George Thomas

Personal information
- Born: 15 April 1966 (age 60) Kerala, India
- Height: 1.65 m (5 ft 5 in)

Sport
- Country: India
- Sport: Badminton
- Handedness: Left

Doubles
- Current ranking: retired
- BWF profile

Medal record
Representing India
Men's badminton
Commonwealth Games
| Silver medal – second place | 1998 Kuala Lumpur | Men's team |

= George Thomas (badminton) =

Indian badminton player

George Thomas (born 15 April 1966) is an Indian former badminton player from Kerala.

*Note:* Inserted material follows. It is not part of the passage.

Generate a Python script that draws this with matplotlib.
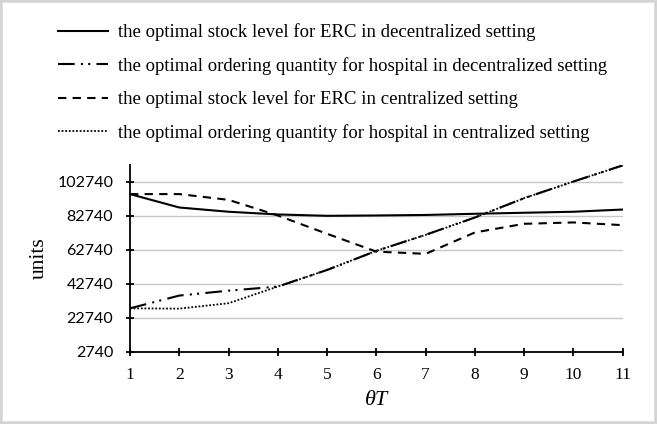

He won the National Singles title in 1990 and the doubles title with Jaseel P. Ismail in 1992. He was a member of the Indian team that won a silver medal in the 1998 Commonwealth Games. He was conferred with the Arjuna Award in 2002 for his contribution to Indian Badminton.
He was employed with Bharat Petroleum Corporation Limited in the HR Department at Kochi and has now retired from service.

== Achievements ==
=== IBF International ===

Men's doubles
| Year | Tournament | Partner | Opponent | Score | Result |
|---|---|---|---|---|---|
| 1998 | Sri Lanka International | IND Marcos Bristow | KOR Choi Min-ho KOR Jung Sung-gyun | 13–15, 12–15 | Runner-up |

==Career==
George began his career by playing for the University of Calicut.